Cardiac Stress Test
A cardiac stress test helps physicians assess the flow of blood to the heart during physical activity and thereby judge the condition of the heart. It is a fact that the heart pumps faster when under physical stress and it is during these times that the chances of a heart attack are also increased. Those who suffer from abnormal resting EKG are usually prescribed this test. The stress cardiac test shows the flow of blood into the left portion of the heart and helps in assessing the performance of the heart muscles.
The patient is made to walk on a treadmill during the stress cardiac test. An ECG machine is connected to the patient’s chest and the activity level is increased every three minutes. The response of the blood pressure and the heart rate is then monitored in order to reach the results of the test. Certain patients may even be given intravenous medications such as adenosine and dipyridamole in order to stimulate the physical activity level further.
In the case of nuclear cardiac stress testing Thallium and Cardiolyte tracers are used in order to increase the accuracy of the test. Once the patient has reached his/her optimum stress level, a small amount of tracer is injected. The patient is then made to lie down while a camera follows the pattern of the tracer. These tests help demonstrate if there is a blockage in the heart arteries and if this blockage is actually affecting the flow of blood into the heart during strenuous activity. In case of a blockage the defect shows up as lowered tracer activity in the given area.

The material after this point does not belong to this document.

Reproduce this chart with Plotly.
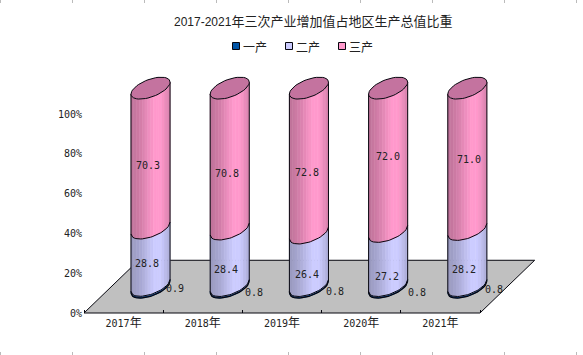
import math
import plotly.graph_objects as go

# ---------- data ----------
categories = ["2017年", "2018年", "2019年", "2020年", "2021年"]
primary = [0.9, 0.8, 0.8, 0.8, 0.8]
secondary = [28.8, 28.4, 26.4, 27.2, 28.2]
tertiary = [70.3, 70.8, 72.8, 72.0, 71.0]
series_names = ["一产", "二产", "三产"]
y_ticks = [0, 20, 40, 60, 80, 100]
title_digits = "2017-2021"
title_rest = "年三次产业增加值占地区生产总值比重"

# ---------- style / layout ----------
W, H = 583, 355
PX_LEFT, PX_RIGHT, PX_TOP, PX_BOTTOM = 84, 480, 114, 313
DEPTH_X, DEPTH_Y = 0.69, 26.5          # floor depth in axis units
CENTER_X, CENTER_Y = 0.34, 13.0        # cylinder position on the floor
ELL_A, ELL_B, ELL_C = 0.207, 0.134, 5.5  # ellipse axes in axis units
BASE_RGB = [(0, 70, 150), (204, 204, 255), (255, 153, 204)]
SHADE = [0.76, 0.78, 0.80, 0.83, 0.86, 0.90, 0.94, 0.97, 1.0, 1.0, 1.0, 0.97, 0.92, 0.87]
TOP_FILL = "#C4739F"
INK = "#06060e"
LABEL_FONT = dict(family="DejaVu Sans Mono, Noto Sans CJK SC", size=10, color="#222")
# per-label pixel nudges (primary, secondary, tertiary) as placed in the reference
LABEL_SHIFT = [
    [(24, 2), (-4, 7), (-3, 7)],
    [(24, 6), (-4, 12), (-3, 15)],
    [(26, 5), (-2, 15), (-2, 12)],
    [(29, 6), (-1, 18), (0, -3)],
    [(27, 3), (-3, 12), (2, 1)],
]

n_cat = len(categories)
PX_PER_CAT = (PX_RIGHT - PX_LEFT) / n_cat
PX_PER_PCT = (PX_BOTTOM - PX_TOP) / 100
X_RANGE = [-0.5 - PX_LEFT / PX_PER_CAT, -0.5 + (W - PX_LEFT) / PX_PER_CAT]
Y_RANGE = [-(H - PX_BOTTOM) / PX_PER_PCT, PX_BOTTOM / PX_PER_PCT]

T0 = math.atan2(ELL_B, ELL_A)


def paper_x(px):
    return px / W


def paper_y(py):
    return 1 - py / H


def rim(cx, level, phi):
    """Point on a cylinder rim; phi measured from the right-hand silhouette."""
    t = T0 + phi
    return (cx + ELL_A * math.cos(t) + ELL_B * math.sin(t),
            level + ELL_C * math.sin(t))


def front_arc(cx, level, s1, s2, n=5):
    """Front rim between silhouette fractions s1 > s2 (1 = right, -1 = left)."""
    pts = []
    for k in range(n + 1):
        s = s1 + (s2 - s1) * k / n
        pts.append(rim(cx, level, -math.acos(max(-1, min(1, s)))))
    return pts


fig = go.Figure()


def add(xs, ys, **kw):
    fig.add_trace(go.Scatter(x=xs, y=ys, hoverinfo="skip", showlegend=False, **kw))


# floor
floor_x = [-0.5, n_cat - 0.5, n_cat - 0.5 + DEPTH_X, -0.5 + DEPTH_X, -0.5]
floor_y = [0, 0, DEPTH_Y, DEPTH_Y, 0]
add(floor_x, floor_y, mode="lines", fill="toself", fillcolor="#C0C0C0",
    line=dict(color=INK, width=1))

# cylinder bodies: one trace per shading band and series
stacks = list(zip(primary, secondary, tertiary))
n_band = len(SHADE)
for sidx in range(3):
    r, g, b = BASE_RGB[sidx]
    for band in range(n_band):
        s_left = -1 + 2 * band / n_band
        s_right = -1 + 2 * (band + 1) / n_band
        f = SHADE[band]
        col = f"rgb({int(r * f)},{int(g * f)},{int(b * f)})"
        xs, ys = [], []
        for i, vals in enumerate(stacks):
            cx = i + CENTER_X
            lo = CENTER_Y + sum(vals[:sidx])
            hi = lo + vals[sidx]
            pts = front_arc(cx, lo, s_right, s_left) + front_arc(cx, hi, s_left, s_right)
            pts.append(pts[0])
            xs += [p[0] for p in pts] + [None]
            ys += [p[1] for p in pts] + [None]
        add(xs, ys, mode="lines", fill="toself", fillcolor=col,
            line=dict(color=col, width=0.6))

# outlines and top caps
for i, vals in enumerate(stacks):
    cx = i + CENTER_X
    level = CENTER_Y
    arc = front_arc(cx, level, 1, -1, 24)
    add([p[0] for p in arc], [p[1] for p in arc], mode="lines",
        line=dict(color=INK, width=1.2))
    for sidx, v in enumerate(vals[:2]):
        level += v
        arc = front_arc(cx, level, 1, -1, 24)
        add([p[0] for p in arc], [p[1] for p in arc], mode="lines",
            line=dict(color=INK, width=1))
    level = CENTER_Y + sum(vals)
    for s in (1, -1):
        p0 = front_arc(cx, CENTER_Y, s, s, 1)[0]
        p1 = front_arc(cx, level, s, s, 1)[0]
        add([p0[0], p1[0]], [p0[1], p1[1]], mode="lines", line=dict(color=INK, width=1))
    cap = [rim(cx, level, 2 * math.pi * k / 48) for k in range(49)]
    add([p[0] for p in cap], [p[1] for p in cap], mode="lines", fill="toself",
        fillcolor=TOP_FILL, line=dict(color=INK, width=1))

# value labels
annotations = []
for i, vals in enumerate(stacks):
    level = CENTER_Y
    for sidx, v in enumerate(vals):
        dx, dy = LABEL_SHIFT[i][sidx]
        annotations.append(dict(x=i + CENTER_X, y=level + v / 2, text=f"{v:.1f}",
                                showarrow=False, xshift=dx, yshift=-dy, font=LABEL_FONT))
        level += v

# title
annotations.append(dict(xref="paper", yref="paper", x=paper_x(312.5), y=paper_y(21),
                        yanchor="middle", xanchor="center",
                        text=f"<span style='font-size:12px'>{title_digits}</span>{title_rest}",
                        showarrow=False,
                        font=dict(family="Liberation Sans, Noto Sans CJK SC", size=13, color="#222")))

# legend swatches and texts, in page coordinates
shapes = []
legend_px = [236, 289, 342]
legend_fill = ["#0054A6", "#CCCCFF", "#FF99CC"]
for px, name, fill in zip(legend_px, series_names, legend_fill):
    shapes.append(dict(type="rect", xref="paper", yref="paper",
                       x0=paper_x(px - 3.5), x1=paper_x(px + 3.5),
                       y0=paper_y(49.5), y1=paper_y(42.5),
                       fillcolor=fill, line=dict(color=INK, width=1)))
    annotations.append(dict(xref="paper", yref="paper", x=paper_x(px + 6), y=paper_y(46),
                            xanchor="left", yanchor="middle", text=name, showarrow=False,
                            borderpad=0, font=dict(family="Noto Sans CJK SC", size=12, color="#222")))

# faint page ruler ticks
for px in range(0, W, 72):
    x = paper_x(px + 0.5)
    for a, b in ((0, 3), (H - 3, H)):
        shapes.append(dict(type="line", xref="paper", yref="paper", x0=x, x1=x,
                           y0=paper_y(a), y1=paper_y(b),
                           line=dict(color="#BBBBBB", width=1)))

tick_text = [f"{c[:-1]}<span style='font-size:12px'>{c[-1]}</span>" for c in categories]

fig.update_layout(
    width=W, height=H, autosize=False,
    margin=dict(l=0, r=0, t=0, b=0),
    paper_bgcolor="white", plot_bgcolor="rgba(0,0,0,0)",
    showlegend=False, annotations=annotations, shapes=shapes,
    xaxis=dict(domain=[0, 1], range=X_RANGE, anchor="free", position=paper_y(PX_BOTTOM),
               tickmode="array", tickvals=list(range(n_cat)), ticktext=tick_text,
               ticks="", showgrid=False, zeroline=False, showline=False,
               tickfont=LABEL_FONT, ticklabelstandoff=3,
               minor=dict(tickmode="array", tickvals=[k + 0.5 for k in range(-1, n_cat)],
                          ticks="inside", ticklen=3, tickcolor=INK, tickwidth=1,
                          showgrid=False)),
    yaxis=dict(domain=[0, 1], range=Y_RANGE, anchor="free", position=paper_x(PX_LEFT),
               tickmode="array", tickvals=y_ticks, ticktext=[f"{v}%" for v in y_ticks],
               ticks="", showgrid=False, zeroline=False, showline=False,
               tickfont=LABEL_FONT, ticklabelstandoff=2),
)

fig.write_html("out.html", config={"displayModeBar": False},
               post_script="document.body.style.margin='0';document.body.style.overflow='hidden';")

The difference between the normal stress test and the nuclear one is the injection of the dye that traces the pattern of the flow of blood.
In most cases a physician will be present during these tests and the patient is periodically asked how tired he or she is feeling. Those who suffer from unexplained chest pains, angina and other similar heart related problems are often prescribed this test.
Most of the time, the procedure is completely painless while there are patients who do sometime complain of slight dizziness, nausea and even a feeling of tiredness. During the insertion of the tracer, one may feel a cold sensation travel up the arm too but most of these sensations die down within minutes after the test is over.
The benefits of these tests are several. The information attained here is not replicated by any other test and yield very precise and useful data. As opposed to exploratory surgery, these tests are much less expensive and also involve a much lower risk towards the patient. What is better is that there is no recovery time involved in the case of these cardiac tests.
Certain risks like an allergic reaction to the medication etc are present here but these are quite minor as opposed to the benefits of these tests. Women who do undergo a cardiac stress test must inform their physician if they are pregnant or breast feeding.